What to do:
Gather all lines in the entries below that include the word "this".

Dataset:

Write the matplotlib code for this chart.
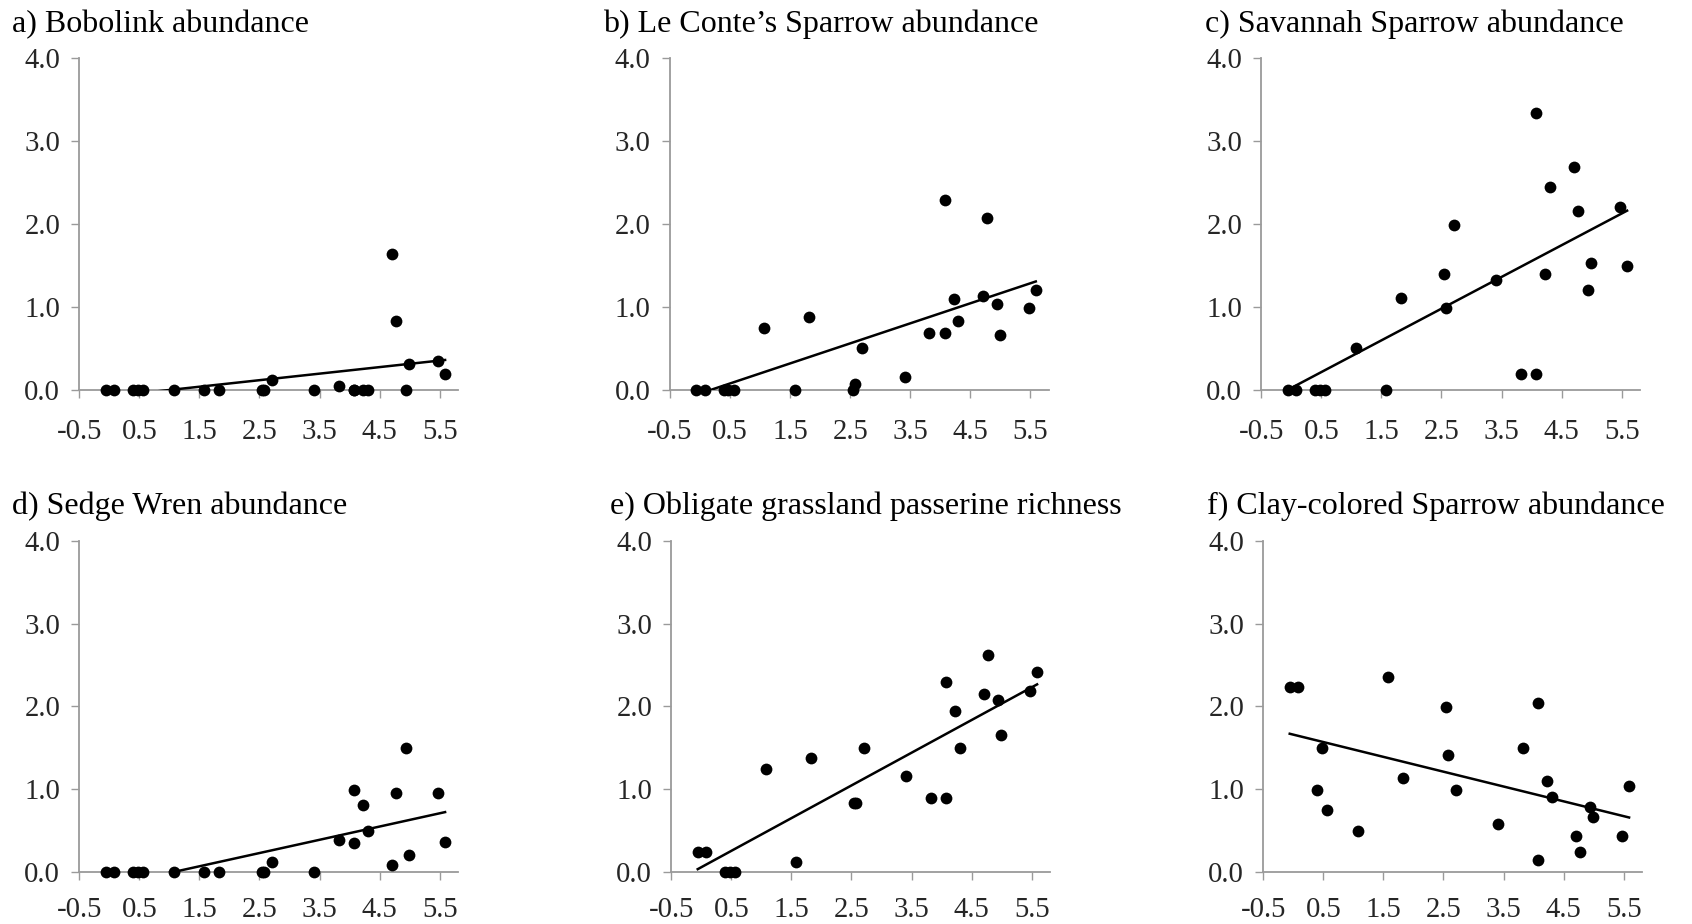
import matplotlib
matplotlib.use("Agg")
import matplotlib.pyplot as plt
import numpy as np

plt.rcParams['font.family'] = ['Liberation Serif', 'DejaVu Serif']

# ---- data ----
x_sites = [-0.06, 0.08, 0.40, 0.47, 0.56, 1.07, 1.58, 1.82, 2.54, 2.58, 2.70, 3.41,
           3.82, 4.08, 4.08, 4.23, 4.30, 4.71, 4.77, 4.94, 4.99, 5.47, 5.59]

titles = ["a) Bobolink abundance",
          "b) Le Conte\u2019s Sparrow abundance",
          "c) Savannah Sparrow abundance",
          "d) Sedge Wren abundance",
          "e) Obligate grassland passerine richness",
          "f) Clay-colored Sparrow abundance"]

y_bobolink = [0, 0, 0, 0, 0, 0, 0, 0, 0, 0, 0.11, 0, 0.04, 0, 0, 0, 0, 1.64, 0.83, 0, 0.31, 0.34, 0.19]
y_leconte = [0, 0, 0, 0, 0, 0.74, 0, 0.87, 0, 0.07, 0.50, 0.15, 0.68, 2.29, 0.68, 1.09, 0.83,
             1.13, 2.07, 1.03, 0.66, 0.99, 1.20]
y_savannah = [0, 0, 0, 0, 0, 0.50, 0, 1.11, 1.40, 0.99, 1.99, 1.32, 0.19, 3.34, 0.19, 1.39, 2.44,
              2.69, 2.16, 1.20, 1.53, 2.20, 1.49]
y_sedge = [0, 0, 0, 0, 0, 0, 0, 0, 0, 0, 0.12, 0, 0.39, 0.99, 0.35, 0.81, 0.49, 0.09, 0.95,
           1.50, 0.20, 0.95, 0.36]
y_richness = [0.24, 0.24, 0, 0, 0, 1.25, 0.12, 1.38, 0.83, 0.83, 1.50, 1.16, 0.89, 2.30, 0.89,
              1.95, 1.50, 2.15, 2.62, 2.08, 1.66, 2.19, 2.41]
y_claycolored = [2.24, 2.24, 0.99, 1.50, 0.75, 0.50, 2.36, 1.13, 1.99, 1.41, 0.99, 0.58, 1.50,
                 2.04, 0.15, 1.10, 0.91, 0.44, 0.24, 0.79, 0.66, 0.44, 1.04]

trend_slope = [0.079, 0.242, 0.383, 0.160, 0.395, -0.179]
trend_intercept = [-0.085, -0.048, 0.019, -0.171, 0.058, 1.659]

x_ticks = [-0.5, 0.5, 1.5, 2.5, 3.5, 4.5, 5.5]
y_ticks = [0.0, 1.0, 2.0, 3.0, 4.0]

series = [y_bobolink, y_leconte, y_savannah, y_sedge, y_richness, y_claycolored]

# ---- layout (pixels) ----
W, H = 1692, 924
fig = plt.figure(figsize=(W / 100, H / 100), dpi=100)

ax_left_px = [79.3, 670.0, 1261.3, 79.3, 671.3, 1263.3]
ax_bottom_px = [389.5, 389.5, 389.5, 872.0, 872.0, 872.0]   # y of 0.0 from top
ax_w_px = 379.0
ax_h_px = 331.2
title_x_px = [12, 603, 1205, 12, 610, 1207]
title_base_px = [32, 32, 32, 514, 514, 514]
xpad = [15.5, 15.5, 15.5, 12.5, 12.5, 12.5]

grey = '#9a9a9a'
for i in range(6):
    l = ax_left_px[i] / W
    b = 1 - ax_bottom_px[i] / H
    ax = fig.add_axes([l, b, ax_w_px / W, ax_h_px / H])
    ax.set_xlim(-0.5, 5.81)
    ax.set_ylim(0, 4.0)
    for s in ['top', 'right']:
        ax.spines[s].set_visible(False)
    for s in ['left', 'bottom']:
        ax.spines[s].set_color(grey)
        ax.spines[s].set_linewidth(1.3)
    ax.set_xticks(x_ticks)
    ax.set_yticks(y_ticks)
    ax.set_xticklabels([f"{v:.1f}" for v in x_ticks])
    ax.set_yticklabels([f"{v:.1f}" for v in y_ticks])
    ax.tick_params(axis='both', direction='out', length=5.8, width=1.0, color=grey,
                   labelsize=20.7, labelcolor='#262626')
    ax.tick_params(axis='y', pad=8.0)
    ax.tick_params(axis='x', pad=xpad[i])

    ys = series[i]
    ax.scatter(x_sites, ys, s=72, color='black', zorder=3, clip_on=False, linewidths=0)
    xl = np.array([min(x_sites), max(x_sites)])
    ax.plot(xl, trend_slope[i] * xl + trend_intercept[i], color='black', lw=1.8, zorder=4)

    fig.text(title_x_px[i] / W, 1 - title_base_px[i] / H, titles[i], fontsize=23,
             ha='left', va='baseline', color='black')

fig.savefig('out.png', dpi=100)
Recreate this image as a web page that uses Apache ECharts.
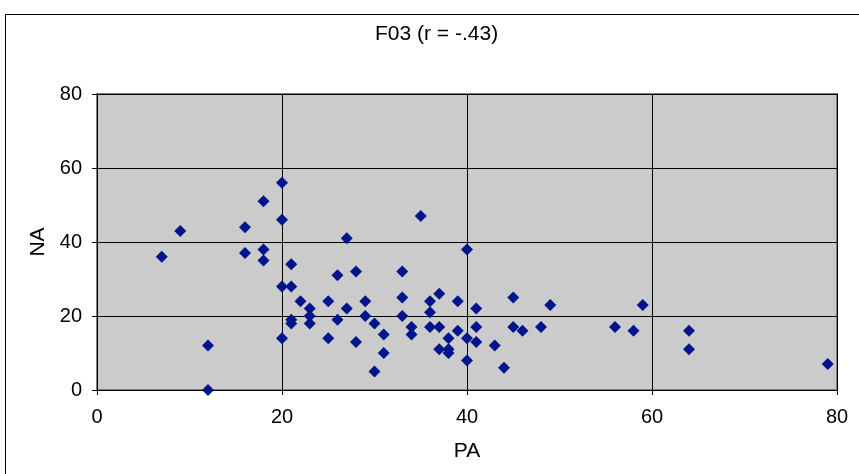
<!DOCTYPE html>
<html>
<head>
<meta charset="utf-8">
<script src="https://cdn.jsdelivr.net/npm/echarts@6/dist/echarts.min.js"></script>
<style>
html,body{margin:0;padding:0;background:#fff;}
#chart{width:859px;height:474px;}
</style>
</head>
<body>
<div id="chart"></div>
<script>
const chartTitle = 'F03 (r = -.43)';
const xAxisName = 'PA';
const yAxisName = 'NA';
const xTicks = [0, 20, 40, 60, 80];
const yTicks = [0, 20, 40, 60, 80];
const paValues = [7, 9, 12, 12, 16, 16, 18, 18, 18, 20, 20, 20, 20, 21, 21, 21, 21, 22, 23, 23, 23, 25, 25, 26, 26, 27, 27, 28, 28, 29, 29, 30, 30, 31, 31, 33, 33, 33, 34, 34, 35, 36, 36, 36, 37, 37, 37, 38, 38, 38, 39, 39, 40, 40, 40, 41, 41, 41, 43, 44, 45, 45, 46, 48, 49, 56, 58, 59, 64, 64, 79];
const naValues = [36, 43, 12, 0, 44, 37, 51, 38, 35, 56, 46, 28, 14, 34, 28, 19, 18, 24, 22, 20, 18, 24, 14, 31, 19, 41, 22, 32, 13, 24, 20, 18, 5, 15, 10, 32, 25, 20, 17, 15, 47, 24, 21, 17, 26, 17, 11, 14, 11, 10, 24, 16, 38, 14, 8, 22, 17, 13, 12, 6, 25, 17, 16, 17, 23, 17, 16, 23, 16, 11, 7];

const points = paValues.map((x, i) => [x, naValues[i]]);
const FONT = '"Liberation Sans", Arial, sans-serif';

const chart = echarts.init(document.getElementById('chart'), null, {renderer: 'canvas'});
chart.setOption({
  backgroundColor: '#ffffff',
  animation: false,
  title: {
    text: chartTitle,
    left: 375,
    top: 24,
    padding: 0,
    textStyle: {fontFamily: FONT, fontSize: 21, fontWeight: 'normal', color: '#000'}
  },
  graphic: [{
    type: 'rect',
    shape: {x: 5.5, y: 14.5, width: 900, height: 500},
    style: {fill: 'none', stroke: '#000', lineWidth: 1},
    silent: true,
    z: -1
  }],
  grid: {
    left: 97, right: 22, top: 94, bottom: 84,
    show: true,
    backgroundColor: '#CBCBCB',
    borderColor: '#808080',
    borderWidth: 2
  },
  xAxis: {
    type: 'value',
    min: xTicks[0], max: xTicks[xTicks.length - 1], interval: 20,
    name: xAxisName,
    nameLocation: 'middle',
    nameGap: 51,
    nameTextStyle: {fontFamily: FONT, fontSize: 21, color: '#000'},
    axisLine: {show: true, onZero: false, lineStyle: {color: '#000', width: 1}},
    axisTick: {show: true, length: 5, lineStyle: {color: '#000'}},
    axisLabel: {fontFamily: FONT, fontSize: 20, color: '#000', margin: 17},
    splitLine: {show: true, lineStyle: {color: '#000', width: 1}}
  },
  yAxis: {
    type: 'value',
    min: yTicks[0], max: yTicks[yTicks.length - 1], interval: 20,
    name: yAxisName,
    nameLocation: 'middle',
    nameGap: 47,
    nameTextStyle: {fontFamily: FONT, fontSize: 21, color: '#000'},
    axisLine: {show: true, onZero: false, lineStyle: {color: '#000', width: 1}},
    axisTick: {show: true, length: 5, lineStyle: {color: '#000'}},
    axisLabel: {fontFamily: FONT, fontSize: 20, color: '#000', margin: 15},
    splitLine: {show: true, lineStyle: {color: '#000', width: 1}}
  },
  series: [{
    type: 'scatter',
    data: points,
    symbol: 'diamond',
    symbolSize: 12,
    itemStyle: {color: '#00148C', opacity: 1},
    clip: false
  }]
});
</script>
</body>
</html>
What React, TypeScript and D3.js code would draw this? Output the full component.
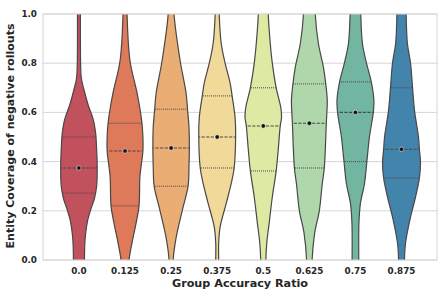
import React from "react";
import * as d3 from "d3";

// categories along the x axis
const categories = ["0.0", "0.125", "0.25", "0.375", "0.5", "0.625", "0.75", "0.875"];

// quartiles and means
const q1 = [0.272, 0.22, 0.3, 0.374, 0.362, 0.374, 0.4, 0.333];
const medians = [0.374, 0.443, 0.455, 0.5, 0.545, 0.556, 0.6, 0.45];
const q3 = [0.5, 0.556, 0.613, 0.667, 0.7, 0.716, 0.724, 0.7];
const means = [0.374, 0.443, 0.455, 0.5, 0.545, 0.556, 0.6, 0.45];

// violin outlines: [value, relative density]
const profile0: [number, number][] = [
  [1.0, 0.08], [0.8, 0.09], [0.74, 0.13], [0.69, 0.28], [0.63, 0.5], [0.57, 0.78],
  [0.52, 0.9], [0.45, 0.96], [0.38, 0.99], [0.3, 0.96], [0.25, 0.84], [0.21, 0.66],
  [0.16, 0.47], [0.1, 0.35], [0.05, 0.31], [0.0, 0.3],
];
const profile1: [number, number][] = [
  [1.0, 0.11], [0.81, 0.27], [0.68, 0.65], [0.6, 0.84], [0.556, 0.92], [0.5, 0.97],
  [0.443, 0.97], [0.34, 0.81], [0.22, 0.76], [0.15, 0.6], [0.07, 0.38], [0.0, 0.22],
];
const profile2: [number, number][] = [
  [1.0, 0.16], [0.81, 0.49], [0.68, 0.81], [0.613, 0.89], [0.54, 0.97], [0.455, 0.99],
  [0.378, 0.97], [0.3, 0.92], [0.2, 0.6], [0.09, 0.27], [0.0, 0.11],
];
const profile3: [number, number][] = [
  [1.0, 0.11], [0.88, 0.22], [0.8, 0.43], [0.72, 0.7], [0.667, 0.81], [0.58, 0.97],
  [0.5, 1.0], [0.374, 0.92], [0.31, 0.76], [0.23, 0.49], [0.135, 0.16], [0.07, 0.08], [0.0, 0.08],
];
const profile4: [number, number][] = [
  [1.0, 0.27], [0.88, 0.38], [0.8, 0.49], [0.7, 0.7], [0.62, 0.95], [0.58, 0.99],
  [0.545, 0.92], [0.447, 0.81], [0.362, 0.7], [0.256, 0.49], [0.15, 0.32], [0.07, 0.19], [0.0, 0.14],
];
const profile5: [number, number][] = [
  [1.0, 0.32], [0.88, 0.49], [0.785, 0.76], [0.716, 0.89], [0.65, 0.97], [0.556, 0.92],
  [0.374, 0.81], [0.31, 0.7], [0.2, 0.54], [0.11, 0.29], [0.0, 0.15],
];
const profile6: [number, number][] = [
  [1.0, 0.29], [0.88, 0.38], [0.8, 0.6], [0.724, 0.86], [0.65, 1.0], [0.6, 0.97],
  [0.5, 0.76], [0.4, 0.62], [0.31, 0.49], [0.23, 0.27], [0.15, 0.19], [0.0, 0.18],
];
const profile7: [number, number][] = [
  [1.0, 0.25], [0.88, 0.32], [0.8, 0.49], [0.7, 0.6], [0.61, 0.7], [0.5, 0.92],
  [0.45, 0.97], [0.395, 1.03], [0.333, 0.97], [0.256, 0.76], [0.175, 0.49], [0.07, 0.22], [0.0, 0.16],
];
const profiles = [profile0, profile1, profile2, profile3, profile4, profile5, profile6, profile7];

// Spectral palette, desaturated like seaborn does
const palette = ["#d53e4f", "#f46d43", "#fdae61", "#fee08b", "#e6f598", "#abdda4", "#66c2a5", "#3288bd"];

const yTicks = [0, 0.2, 0.4, 0.6, 0.8, 1.0];

const W = 448;
const H = 299;
const margin = { top: 14, right: 11, bottom: 39, left: 43 };
const FONT = "'DejaVu Sans', sans-serif";
const GRID = "#d6d6d6";
const EDGE = "#484848";

function desat(c: string) {
  const h = d3.hsl(c);
  h.s *= 0.75;
  return h.formatHex();
}

export default function App() {
  const x = d3.scaleLinear().domain([-0.78, 7.77]).range([margin.left, W - margin.right]);
  const y = d3.scaleLinear().domain([0, 1]).range([H - margin.bottom, margin.top]);
  const half = d3.scaleLinear().domain([0, 1]).range([0, x(0.4) - x(0)]);

  const area = (cx: number) =>
    d3
      .area<[number, number]>()
      .y((d) => y(d[0]))
      .x0((d) => cx - half(d[1]))
      .x1((d) => cx + half(d[1]))
      .curve(d3.curveCatmullRom);

  // carry the ends a little past the axis limits so the clip cuts them cleanly
  const extend = (p: [number, number][]): [number, number][] => [
    [p[0][0] + 0.04, p[0][1]],
    ...p,
    [p[p.length - 1][0] - 0.04, p[p.length - 1][1]],
  ];

  const x0 = margin.left;
  const x1 = W - margin.right;
  const y0 = margin.top;
  const y1 = H - margin.bottom;

  return (
    <svg width={W} height={H} style={{ position: "absolute", left: 0, top: 0, background: "#fff" }}>
      <defs>
        <clipPath id="plot">
          <rect x={x0} y={y0} width={x1 - x0} height={y1 - y0} />
        </clipPath>
        {profiles.map((p, i) => (
          <clipPath id={`v${i}`} key={i}>
            <path d={area(x(i))(extend(p)) || ""} />
          </clipPath>
        ))}
      </defs>

      {yTicks.map((t) => (
        <line key={t} x1={x0} x2={x1} y1={y(t)} y2={y(t)} stroke={GRID} strokeWidth={1} />
      ))}

      <g clipPath="url(#plot)">
        {profiles.map((p, i) => {
          const cx = x(i);
          const w = half(1.1);
          return (
            <g key={i}>
              <path d={area(cx)(extend(p)) || ""} fill={desat(palette[i])} stroke="none" />
              <g clipPath={`url(#v${i})`}>
                <line x1={cx - w} x2={cx + w} y1={y(q1[i])} y2={y(q1[i])} stroke={EDGE} strokeWidth={1} strokeDasharray="1,1" />
                <line x1={cx - w} x2={cx + w} y1={y(q3[i])} y2={y(q3[i])} stroke={EDGE} strokeWidth={1} strokeDasharray="1,1" />
                <line x1={cx - w} x2={cx + w} y1={y(medians[i])} y2={y(medians[i])} stroke={EDGE} strokeWidth={1.1} strokeDasharray="3.2,1.4" />
              </g>
              <path d={area(cx)(extend(p)) || ""} fill="none" stroke={EDGE} strokeWidth={1.2} />
              <circle cx={cx} cy={y(means[i])} r={2.2} fill="#111" stroke="#fff" strokeWidth={0.5} />
            </g>
          );
        })}
      </g>

      <rect x={x0} y={y0} width={x1 - x0} height={y1 - y0} fill="none" stroke={GRID} strokeWidth={1} />

      {yTicks.map((t) => (
        <text
          key={t}
          x={x0 - 6}
          y={y(t)}
          dy="0.35em"
          textAnchor="end"
          fontFamily={FONT}
          fontWeight="bold"
          fontSize={8.8}
          fill="#262626"
        >
          {t.toFixed(1)}
        </text>
      ))}

      {categories.map((c, i) => (
        <text
          key={c}
          x={x(i)}
          y={y1 + 14}
          textAnchor="middle"
          fontFamily={FONT}
          fontWeight="bold"
          fontSize={8.8}
          fill="#262626"
        >
          {c}
        </text>
      ))}

      <text
        x={(x0 + x1) / 2}
        y={286.5}
        textAnchor="middle"
        fontFamily={FONT}
        fontWeight="bold"
        fontSize={11.2}
        fill="#262626"
      >
        Group Accuracy Ratio
      </text>
      <text
        transform={`translate(14,${(y0 + y1) / 2 - 1}) rotate(-90)`}
        textAnchor="middle"
        fontFamily={FONT}
        fontWeight="bold"
        fontSize={11}
        fill="#262626"
      >
        Entity Coverage of negative rollouts
      </text>
    </svg>
  );
}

Final result:
Write the matplotlib code for this chart.
Recreate this image as a web page that uses Apache ECharts.
What React, TypeScript and D3.js code would draw this? Output the full component.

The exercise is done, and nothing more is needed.